"Uma ideia ultrajante", um ato "destrutivo para a democracia" e um "insulto à memória" dos combatentes que defenderam o Reino Unido na Segunda Guerra Mundial (1939-45). As impressões acima sobre a suspensão do parlamento britânico poderiam ter sido ditas por qualquer membro da oposição trabalhista, mas saíram da boca de lideranças do Partido Conservador — meses antes do primeiro-ministro Boris Johnson, um conservador, fechar o parlamento nesta quarta-feira (28).

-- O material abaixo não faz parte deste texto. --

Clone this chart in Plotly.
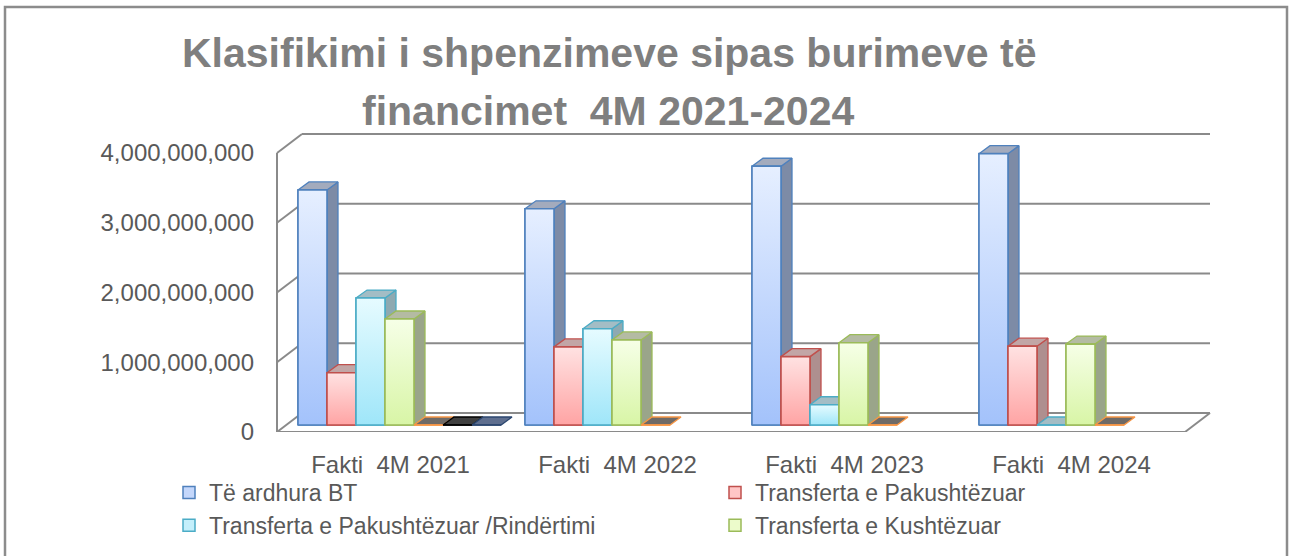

Vídeos com as declarações têm sido recuperados por usuários de redes sociais insatisfeitos com a medida. Em um deles, de três meses atrás, Sajid Javid, atual secretário de Finanças do governo, chegou a associar a medida a uma escolha ditatorial.
—Nós temos que fazer o Brexit porque é nosso dever democrático (após decisão do referendo), mas você não promove a democracia destruindo-a. Não estamos escolhendo um ditador para o nosso país — afirmou Javid, então secretário do Interior, ao ser questionado sobre a possibilidade de prorrogação do Parlamento por um novo premiê.
Em sua coluna no periódico Telegraph publicada na quarta à noite, após a decisão, Javid limitou-se a dizer que o momento é de concentração para "garantir que estamos prontos para deixar a União Europeia (UE) em 31 de outubro, aconteça o que acontecer".
As atividades do Parlamento serão suspensas por cinco semanas, a partir de 10 de setembro. O gesto visa a reduzir o tempo que deputados — agora em recesso — terão, a partir da semana que vem, para bloquear uma saída abrupta do Reino Unido do bloco, como a que o líder conservador vem repetidamente mencionando em discursos e entrevistas.
Outra liderança conservadora que já fez críticas ao recurso foi a secretária do Trabalho e Pensões e ministra da Mulher e da Igualdade, Amber Rudd. Em julho, ao ser questionada por uma repórter do canal britânico Sky News se apoiaria a proposta de suspensão, Rudd classificou-a como absolutamente ultrajante e uma sugestão ridícula.
— Considerar fechar o Parlamento para lidar com isso (o Brexit) é a ideia mais extraordinária que eu já ouvi — disse.
Desde que a decisão tornou-se pública, o Partido Conservador registrou apenas duas renúncias. Um dos dissidentes é George Young, líder do governo na Câmara dos Lordes (equivalente ao Senado). Sua função era negociar para que os representantes votassem de acordo com a orientação do partido.
Em sua carta de demissão, Young admite estar insatisfeito com o momento escolhido e a duração da prorrogação. "(A decisão) mina o papel fundamental do Parlamento em um momento crítico da nossa história", escreveu.
A líder do Partido Conservador na Escócia, Ruth Davidson, renunciou horas após o anúncio da suspensão. Notória opositora a um Brexit sem acordo, Davidson poupou críticas ao primeiro-ministro e afirmou que sua decisão se devia à maternidade.
Decidido em plebiscito de junho de 2016, o adeus de Londres ao bloco foi objeto de negociações formais entre os dois lados por mais de um ano e meio. Contudo, o pacto fechado entre a antecessora de Boris, Theresa May, e os europeus no fim de 2018 acabou rejeitado pelos deputados britânicos três vezes, levando à renúncia da primeira-ministra em julho passado.
Horas após Boris Johnson anunciar sua decisão, protestos se organizaram em importantes cidades do Reino Unido. Além de Londres, Manchester, Edinburgo, Liverppol, Bristol e Cambridge receberam manifestantes pedindo que o "golpe" seja impedido e que o premiê renuncie.
Nas redes sociais, a hashtag #StopTheCoup (pare o golpe, em tradução livre) tem sido utilizada para organizar novas manifestações para esta quinta.